PEEK and POKE are obviously hardware-dependent, add potential security risks, and were also not included.

The C-language source to MiniBasic is included. The interface is

int basic(const char *script, FILE *in, FILE *out, FILE *err)

In the standalone program these are called with stdin, stdout, stderr. In a component environment, these will usually be temporary memory files, and the input will be set up with the parameters to the function the user is to write.

The function returns 0 on success or non-zero on failure.

The source code is portable ANSI C. With the exception of the CHR$() and ASCII() functions, which rely on the execution character set being ASCII. The relational operators for strings also call the function strcmp() internally, which may have implications on non-ASCII systems.

An interpreted language is obviously not a particularly efficient way of running functions. Variables are stored in linear lists, with an O(N) access time, so big programs are O(N*N). However because of the lack of support for subroutines MiniBasic is not very suitable for complex programs anyway. If you were to extend the scope of the program to run very large scripts, it would be necessary to replace the variable list with a hash table, binary tree, or other structure that supports fast searching. All MiniBasic keywords, with the exception of e, start with uppercase letters. This fact is exploited to allow faster recognition of identifiers starting with lower case. Users can use this feature to gain some performance advantage.

On a fast computer the efficiency of MiniBasic shouldn’t be a major problem unless users run very processor-intensive scripts, or if the function is in a time-critical portion of code. In these cases the answer would be to move to a pseudo-compiler system, where the MiniBasic scripts are translated into an intermediate bytecode that is similar to machine language. This is a project for a later date.

Since MiniBasic is available as C source, it is possible to extend the language. Where possible extensions should be in the form of functions rather than new statements, to avoid changing the grammar of the language. To add a numerical function, foo, which takes a numerical and a string argument, write the function like this

foo – check the first character of a string FOO(85, “Useless function”)

double foo(void)
{
  double answer;
  double x;
  char *str;
  int ch;

  match(FOO); /* match the token for the function */
  match(OPAREN); /*opening parenthesis */
  x = expr();    /* read the numerical argument */
  match(COMMA); /* comma separates arguments */
  str = stringexpr(); /* read the string argument */
  match(CPAREN); /* match close */
  if(str == NULL) /* computer can run out of memory */
  return 0;           /* stringexpr() will have signalled the error so no point in generating another */
  ch = integer(x); /* signal error if x isn’t an integer */
  if( !isalpha(ch) )
    seterror(ERR_BADVALUE); /* signal an error of your if ch isn’t  valid */

  if(str[0] == ch)         /* function logic */
    answer = 1.0;
  else
    answer = 2.0;

 free(str);               /* str is allocated with malloc(), so free */
 return answer;
}  

Once you have your function, add an identifier for it, FOO, to the token list. Then to the functions gettoken() and tokenlen() add the appropriate lines. Finally to the function factor() add the code for calling your function.

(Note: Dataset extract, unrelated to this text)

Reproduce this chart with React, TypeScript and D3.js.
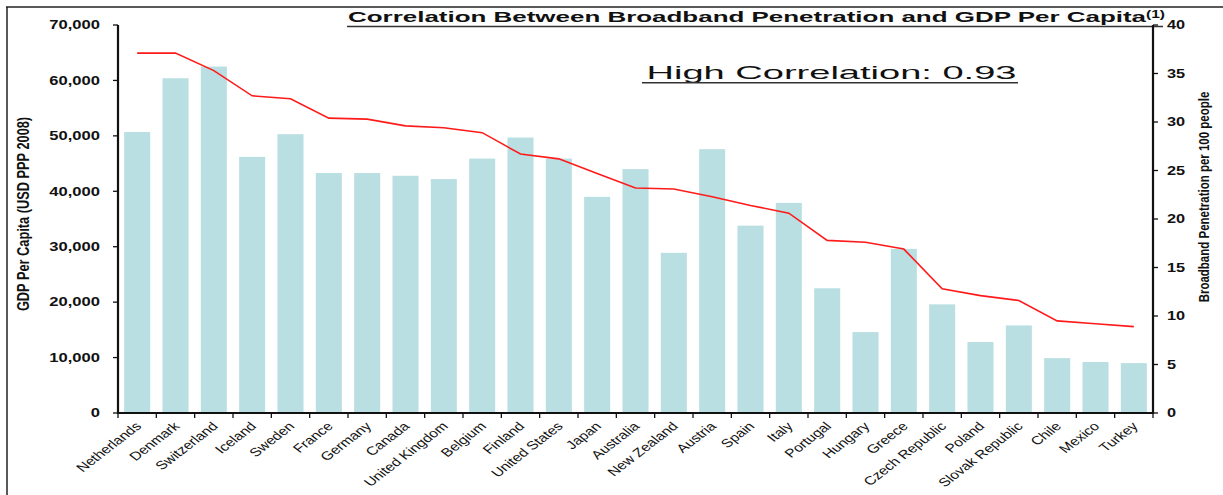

For string functions, the procedure is similar, except that they must return an allocated string. The convention is that they end with a dollar sign, and the token id ends with the sequence “STRING”. Add the call to the function stringexpr(), and add your symbol to the function isstring() so that statements like PRINT know that it generates a string expression.

To change the input and output model, you need only change the functions doprint() and doinput(). If you wish to change the error system then you need to look at the functions setup(), reporterror() and the top-level function basic(). Currently the program takes FILE pointers, which should be flexible enough for most uses, but not if say you want to provide for interactive scripts.